Ces dernières années, le jeu vidéo a passé un cap dans son évolution vers l’âge adulte. On a évoqué The last of Us, mais on pourrait convoquer The Walking Dead, l’adaptation en épisodes ludiques de la série TV, pour le parcours semé d’embûches davantage morales que physiques qu’il impose au joueur. Le fils de Saul se rapproche du jeu vidéo The Walking Dead par le caractère interdit, et a priori inacceptable, des actions présentées au public. Les missions de Saul consistent à fouiller les vêtements des déportés envoyés à la chambre à gaz, à en ressortir leurs dépouilles, à jeter dans la rivière les cendres issues des fours crématoires.
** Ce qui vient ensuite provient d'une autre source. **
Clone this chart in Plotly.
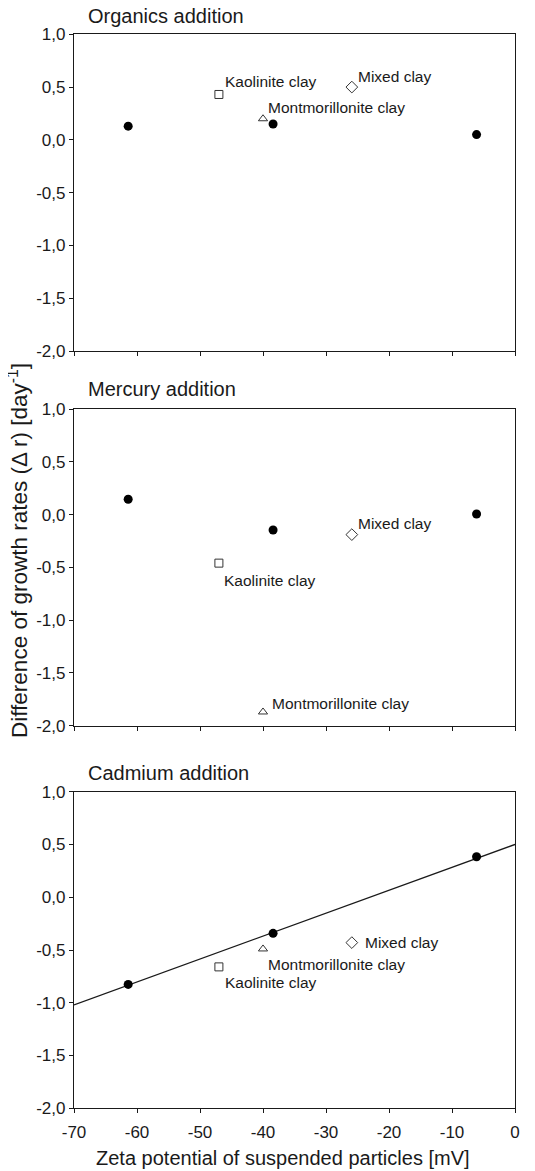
import plotly.graph_objects as go

# page has an 8px body margin, so the figure is drawn slightly smaller and
# all pixel geometry is measured relative to that offset
OFF = 8
W, H = 535 - OFF, 1171 - OFF

# ---------------- data ----------------
panels = ["Organics addition", "Mercury addition", "Cadmium addition"]

# filled circles (particle suspensions)
circle_x = [-61.4, -38.4, -6.1]
organics_circle_y = [0.13, 0.15, 0.05]
mercury_circle_y = [0.145, -0.146, 0.005]
cadmium_circle_y = [-0.826, -0.342, 0.384]

# clays
clay_names = ["Kaolinite clay", "Montmorillonite clay", "Mixed clay"]
clay_x = [-47.0, -40.0, -25.9]
organics_clay_y = [0.43, 0.20, 0.50]
mercury_clay_y = [-0.46, -1.87, -0.19]
cadmium_clay_y = [-0.66, -0.49, -0.43]

# regression line in the cadmium panel
fit_x = [-70, 0]
fit_y = [-1.02, 0.50]

x_ticks = [-70, -60, -50, -40, -30, -20, -10, 0]
x_tick_labels = ["-70", "-60", "-50", "-40", "-30", "-20", "-10", "0"]
y_ticks = [-2.0, -1.5, -1.0, -0.5, 0.0, 0.5, 1.0]
y_tick_labels = ["-2,0", "-1,5", "-1,0", "-0,5", "0,0", "0,5", "1,0"]

# ---------------- style / layout ----------------
FONT = "Liberation Sans, Arial, sans-serif"
INK = "#1a1a1a"
clay_symbols = ["square-open", "triangle-up-open", "diamond-open"]
clay_sizes = [8, 8, 9]

# label offsets (pixels) per panel, per clay: (dx, dy_up)
label_offsets = [
    [(4, 13), (3, 11), (4, 11)],
    [(3, -17), (7, 8), (4, 11)],
    [(4, -16), (3, -16), (11, 0)],
]

# pixel geometry (in window pixels)
x_left, x_right = 74, 515
panel_px = [(34.3, 351.0), (409.0, 725.7), (791.7, 1108.3)]
title_y_px = [16, 389, 773]


def py(p):
    return 1 - (p - OFF) / H


def px(p):
    return (p - OFF) / W


fig = go.Figure()

circle_sets = [organics_circle_y, mercury_circle_y, cadmium_circle_y]
clay_sets = [organics_clay_y, mercury_clay_y, cadmium_clay_y]

for i in range(3):
    xa = "x" if i == 0 else f"x{i+1}"
    ya = "y" if i == 0 else f"y{i+1}"
    if i == 2:
        fig.add_trace(go.Scatter(x=fit_x, y=fit_y, mode="lines",
                                 line=dict(color=INK, width=1.3),
                                 xaxis=xa, yaxis=ya, showlegend=False,
                                 cliponaxis=True))
    fig.add_trace(go.Scatter(x=circle_x, y=circle_sets[i], mode="markers",
                             marker=dict(symbol="circle", size=9, color="black"),
                             xaxis=xa, yaxis=ya, showlegend=False))
    for j in range(3):
        fig.add_trace(go.Scatter(x=[clay_x[j]], y=[clay_sets[i][j]], mode="markers",
                                 marker=dict(symbol=clay_symbols[j], size=clay_sizes[j],
                                             color="#333333", line=dict(width=1, color="#333333")),
                                 xaxis=xa, yaxis=ya, showlegend=False))
        dx, dy = label_offsets[i][j]
        fig.add_annotation(x=clay_x[j], y=clay_sets[i][j], xref=xa, yref=ya,
                           text=clay_names[j], showarrow=False,
                           xanchor="left", yanchor="middle",
                           xshift=dx, yshift=dy,
                           font=dict(family=FONT, size=15.5, color=INK))

    # panel title
    fig.add_annotation(x=px(86), y=py(title_y_px[i]), xref="paper", yref="paper",
                       text=panels[i], showarrow=False, xanchor="left", yanchor="middle",
                       font=dict(family=FONT, size=20, color=INK))

    top, bot = panel_px[i]
    axis_common = dict(showline=True, linecolor=INK, linewidth=1.2, mirror=True,
                       ticks="outside", ticklen=4, tickwidth=1, tickcolor=INK,
                       showgrid=False, zeroline=False, automargin=False,
                       tickfont=dict(family=FONT, size=17, color=INK))
    xkey = "xaxis" if i == 0 else f"xaxis{i+1}"
    ykey = "yaxis" if i == 0 else f"yaxis{i+1}"
    fig.update_layout(**{
        xkey: dict(domain=[px(x_left), px(x_right)], range=[-70, 0],
                   anchor=ya, tickvals=x_ticks, ticktext=x_tick_labels,
                   showticklabels=(i == 2), ticklabelstandoff=4, **axis_common),
        ykey: dict(domain=[py(bot), py(top)], range=[-2.0, 1.0],
                   anchor=xa, tickvals=y_ticks, ticktext=y_tick_labels,
                   **axis_common),
    })

# axis titles
fig.add_annotation(x=px(282.5), y=py(1158), xref="paper", yref="paper",
                   text="Zeta potential of suspended particles [mV]", showarrow=False,
                   xanchor="center", yanchor="middle",
                   font=dict(family=FONT, size=20, color=INK))
fig.add_annotation(x=px(18), y=py(551), xref="paper", yref="paper",
                   text="Difference of growth rates (Δ r) [day<sup>-1</sup>]", showarrow=False,
                   textangle=-90, xanchor="center", yanchor="middle",
                   font=dict(family=FONT, size=22.5, color=INK))

fig.update_layout(width=W, height=H, margin=dict(l=0, r=0, t=0, b=0, autoexpand=False),
                  paper_bgcolor="white", plot_bgcolor="white")

fig.write_html("out.html")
Mais la transgression de Nemes n’est pas aveugle ; le cinéaste finissant toujours par reposer des barrières un peu plus loin que celles qu’il fait sauter. Le rôle de sonderkommando tenu par Saul fait de lui l’engrenage insignifiant d’une plus grande machine. L’horreur de celle-ci se cantonne à lisière de son champ d’action, donc de notre champ de vision. C’est une astuce de petit malin pour Nemes (j’approche ma main de la flamme mais je la retire aussitôt), mais elle contribue à fixer de réelles limites éthiques.
Dans The Walking Dead, les clics en appellent à notre conscience, pas simplement à l’habileté de nos doigts, par exemple quand on décide d’achever quelqu’un, d’abréger les souffrances de l’autre afin de sauver sa propre peau. L’obligation physique – continuer à cliquer jusqu’à exécution de notre décision – ne se départit jamais d’une dimension morale. Il en va de même dans Le fils de Saul pour ce que l’on voit et expérimente avec son héros. Cela fait du film un peu plus qu’une démonstration (éclatante) de maîtrise et de talent. Il est parfois trop contrôlé, comme sur les rails d’un train fantôme finalement, mais il a l’intelligence de ne pas considérer sa différence comme une supériorité, de ne pas chercher à remplacer les œuvres existantes sur la Shoah. Le fils de Saul est une proposition complémentaire, contemporaine, qui réclame à ses spectateurs d’avoir vu ses prédécesseurs sur le même sujet pour être totalement comprise.
LE FILS DE SAUL (Saul Fia, Hongrie, 2015), un film de Laszlo Nemes, avec Geza Röhrig, Molnar Levente, Urs Rechn. Durée : 107 minutes. Sortie en France le 4 novembre 2015.